◆ WHAT IS ASKED:
Make an exact copy, from the records below, of the lines from the line containing "Reproduce this chart with matplotlib." to the line containing "plt.savefig('out.png', dpi=100)", both lines included, excluding pictures.

◆ PROVIDED RECORDS:
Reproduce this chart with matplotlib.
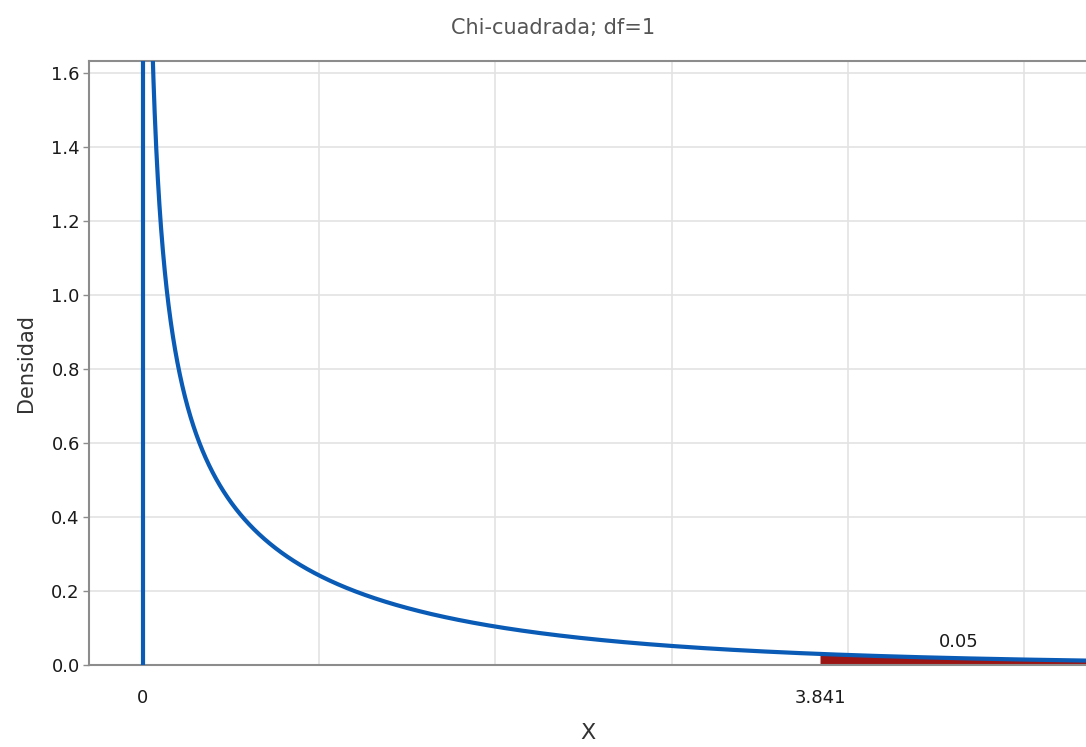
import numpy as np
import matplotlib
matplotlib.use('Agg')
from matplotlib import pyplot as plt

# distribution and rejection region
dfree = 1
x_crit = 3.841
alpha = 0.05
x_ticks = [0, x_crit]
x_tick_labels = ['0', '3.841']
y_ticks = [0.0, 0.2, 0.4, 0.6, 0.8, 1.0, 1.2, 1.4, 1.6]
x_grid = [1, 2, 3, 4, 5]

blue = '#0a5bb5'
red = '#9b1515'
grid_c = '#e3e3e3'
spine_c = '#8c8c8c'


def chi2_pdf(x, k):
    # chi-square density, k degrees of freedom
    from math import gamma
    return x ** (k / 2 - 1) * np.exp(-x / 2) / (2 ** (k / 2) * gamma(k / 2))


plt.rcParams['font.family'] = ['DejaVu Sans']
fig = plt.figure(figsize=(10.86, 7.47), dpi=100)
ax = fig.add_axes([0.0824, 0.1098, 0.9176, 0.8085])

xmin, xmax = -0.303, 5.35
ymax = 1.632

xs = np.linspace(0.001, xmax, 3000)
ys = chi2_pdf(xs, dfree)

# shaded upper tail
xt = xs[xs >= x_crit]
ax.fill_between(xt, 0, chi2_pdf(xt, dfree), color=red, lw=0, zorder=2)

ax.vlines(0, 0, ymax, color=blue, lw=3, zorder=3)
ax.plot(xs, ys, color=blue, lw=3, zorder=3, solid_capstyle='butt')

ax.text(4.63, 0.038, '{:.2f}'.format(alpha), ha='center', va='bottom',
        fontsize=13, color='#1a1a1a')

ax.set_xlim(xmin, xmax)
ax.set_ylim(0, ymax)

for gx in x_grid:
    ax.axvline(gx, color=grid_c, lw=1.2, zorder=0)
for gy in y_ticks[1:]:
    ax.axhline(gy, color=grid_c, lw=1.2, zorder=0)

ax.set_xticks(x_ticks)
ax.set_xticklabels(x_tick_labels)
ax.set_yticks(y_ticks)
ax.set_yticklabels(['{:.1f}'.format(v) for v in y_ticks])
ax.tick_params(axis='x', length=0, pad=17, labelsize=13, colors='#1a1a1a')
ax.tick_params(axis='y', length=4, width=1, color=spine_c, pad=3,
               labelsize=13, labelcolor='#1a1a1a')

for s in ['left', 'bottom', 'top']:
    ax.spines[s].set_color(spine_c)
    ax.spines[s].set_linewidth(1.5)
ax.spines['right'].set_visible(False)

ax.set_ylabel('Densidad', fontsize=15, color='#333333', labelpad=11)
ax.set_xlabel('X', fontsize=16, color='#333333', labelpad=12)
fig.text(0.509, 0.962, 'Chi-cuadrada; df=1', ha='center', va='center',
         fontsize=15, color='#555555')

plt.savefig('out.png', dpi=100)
...
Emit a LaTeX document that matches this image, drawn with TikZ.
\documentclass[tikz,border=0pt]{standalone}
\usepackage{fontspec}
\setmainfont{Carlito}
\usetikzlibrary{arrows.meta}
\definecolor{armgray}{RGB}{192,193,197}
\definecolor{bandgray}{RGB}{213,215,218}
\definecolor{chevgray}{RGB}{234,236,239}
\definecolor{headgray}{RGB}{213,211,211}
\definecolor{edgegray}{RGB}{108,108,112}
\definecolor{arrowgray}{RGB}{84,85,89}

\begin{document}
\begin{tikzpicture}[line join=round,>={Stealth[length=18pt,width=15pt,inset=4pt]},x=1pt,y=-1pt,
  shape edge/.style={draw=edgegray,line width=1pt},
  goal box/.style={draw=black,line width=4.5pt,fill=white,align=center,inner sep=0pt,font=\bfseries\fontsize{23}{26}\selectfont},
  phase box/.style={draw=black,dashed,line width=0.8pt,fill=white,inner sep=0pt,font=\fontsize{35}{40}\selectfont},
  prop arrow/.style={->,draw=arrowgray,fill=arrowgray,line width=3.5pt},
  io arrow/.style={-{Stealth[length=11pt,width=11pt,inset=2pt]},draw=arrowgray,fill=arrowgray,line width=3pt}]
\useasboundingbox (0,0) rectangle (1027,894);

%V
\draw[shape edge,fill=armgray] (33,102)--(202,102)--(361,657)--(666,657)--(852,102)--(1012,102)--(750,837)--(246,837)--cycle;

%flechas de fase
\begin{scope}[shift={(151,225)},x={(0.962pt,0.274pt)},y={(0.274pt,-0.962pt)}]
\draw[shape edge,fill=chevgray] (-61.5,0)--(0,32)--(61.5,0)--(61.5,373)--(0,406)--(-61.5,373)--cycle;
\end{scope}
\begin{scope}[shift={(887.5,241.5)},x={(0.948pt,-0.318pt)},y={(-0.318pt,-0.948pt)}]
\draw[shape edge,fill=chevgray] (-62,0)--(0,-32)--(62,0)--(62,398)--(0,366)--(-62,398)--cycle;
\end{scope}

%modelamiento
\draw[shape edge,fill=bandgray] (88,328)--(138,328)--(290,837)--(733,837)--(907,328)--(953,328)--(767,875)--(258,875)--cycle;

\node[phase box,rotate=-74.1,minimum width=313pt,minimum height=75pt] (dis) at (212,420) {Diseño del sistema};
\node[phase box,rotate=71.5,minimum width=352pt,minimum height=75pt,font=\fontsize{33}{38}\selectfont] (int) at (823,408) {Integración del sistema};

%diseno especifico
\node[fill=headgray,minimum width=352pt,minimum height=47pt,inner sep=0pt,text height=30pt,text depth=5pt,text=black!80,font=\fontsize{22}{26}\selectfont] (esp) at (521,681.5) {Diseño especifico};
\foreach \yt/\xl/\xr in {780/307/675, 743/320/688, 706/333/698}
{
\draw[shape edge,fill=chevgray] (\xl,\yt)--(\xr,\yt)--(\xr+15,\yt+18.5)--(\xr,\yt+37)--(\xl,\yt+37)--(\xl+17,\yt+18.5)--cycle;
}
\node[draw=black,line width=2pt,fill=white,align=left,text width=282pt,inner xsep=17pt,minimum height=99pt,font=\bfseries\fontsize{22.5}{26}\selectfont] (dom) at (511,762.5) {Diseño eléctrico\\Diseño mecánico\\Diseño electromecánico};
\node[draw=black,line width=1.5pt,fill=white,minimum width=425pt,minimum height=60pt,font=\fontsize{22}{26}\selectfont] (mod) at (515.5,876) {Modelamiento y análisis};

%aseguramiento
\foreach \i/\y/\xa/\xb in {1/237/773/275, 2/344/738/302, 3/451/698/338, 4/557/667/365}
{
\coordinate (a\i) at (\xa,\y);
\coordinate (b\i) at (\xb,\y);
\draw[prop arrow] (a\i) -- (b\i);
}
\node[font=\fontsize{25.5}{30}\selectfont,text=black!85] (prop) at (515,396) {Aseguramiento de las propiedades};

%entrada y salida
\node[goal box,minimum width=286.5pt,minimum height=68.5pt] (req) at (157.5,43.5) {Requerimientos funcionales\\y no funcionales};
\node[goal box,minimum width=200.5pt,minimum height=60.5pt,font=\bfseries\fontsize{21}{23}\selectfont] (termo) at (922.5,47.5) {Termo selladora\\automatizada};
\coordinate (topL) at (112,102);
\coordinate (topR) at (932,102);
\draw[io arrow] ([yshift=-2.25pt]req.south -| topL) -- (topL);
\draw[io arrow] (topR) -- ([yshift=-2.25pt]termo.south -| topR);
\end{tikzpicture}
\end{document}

◆ OUTPUT BELOW:
Reproduce this chart with matplotlib.
import numpy as np
import matplotlib
matplotlib.use('Agg')
from matplotlib import pyplot as plt

# distribution and rejection region
dfree = 1
x_crit = 3.841
alpha = 0.05
x_ticks = [0, x_crit]
x_tick_labels = ['0', '3.841']
y_ticks = [0.0, 0.2, 0.4, 0.6, 0.8, 1.0, 1.2, 1.4, 1.6]
x_grid = [1, 2, 3, 4, 5]

blue = '#0a5bb5'
red = '#9b1515'
grid_c = '#e3e3e3'
spine_c = '#8c8c8c'


def chi2_pdf(x, k):
    # chi-square density, k degrees of freedom
    from math import gamma
    return x ** (k / 2 - 1) * np.exp(-x / 2) / (2 ** (k / 2) * gamma(k / 2))


plt.rcParams['font.family'] = ['DejaVu Sans']
fig = plt.figure(figsize=(10.86, 7.47), dpi=100)
ax = fig.add_axes([0.0824, 0.1098, 0.9176, 0.8085])

xmin, xmax = -0.303, 5.35
ymax = 1.632

xs = np.linspace(0.001, xmax, 3000)
ys = chi2_pdf(xs, dfree)

# shaded upper tail
xt = xs[xs >= x_crit]
ax.fill_between(xt, 0, chi2_pdf(xt, dfree), color=red, lw=0, zorder=2)

ax.vlines(0, 0, ymax, color=blue, lw=3, zorder=3)
ax.plot(xs, ys, color=blue, lw=3, zorder=3, solid_capstyle='butt')

ax.text(4.63, 0.038, '{:.2f}'.format(alpha), ha='center', va='bottom',
        fontsize=13, color='#1a1a1a')

ax.set_xlim(xmin, xmax)
ax.set_ylim(0, ymax)

for gx in x_grid:
    ax.axvline(gx, color=grid_c, lw=1.2, zorder=0)
for gy in y_ticks[1:]:
    ax.axhline(gy, color=grid_c, lw=1.2, zorder=0)

ax.set_xticks(x_ticks)
ax.set_xticklabels(x_tick_labels)
ax.set_yticks(y_ticks)
ax.set_yticklabels(['{:.1f}'.format(v) for v in y_ticks])
ax.tick_params(axis='x', length=0, pad=17, labelsize=13, colors='#1a1a1a')
ax.tick_params(axis='y', length=4, width=1, color=spine_c, pad=3,
               labelsize=13, labelcolor='#1a1a1a')

for s in ['left', 'bottom', 'top']:
    ax.spines[s].set_color(spine_c)
    ax.spines[s].set_linewidth(1.5)
ax.spines['right'].set_visible(False)

ax.set_ylabel('Densidad', fontsize=15, color='#333333', labelpad=11)
ax.set_xlabel('X', fontsize=16, color='#333333', labelpad=12)
fig.text(0.509, 0.962, 'Chi-cuadrada; df=1', ha='center', va='center',
         fontsize=15, color='#555555')

plt.savefig('out.png', dpi=100)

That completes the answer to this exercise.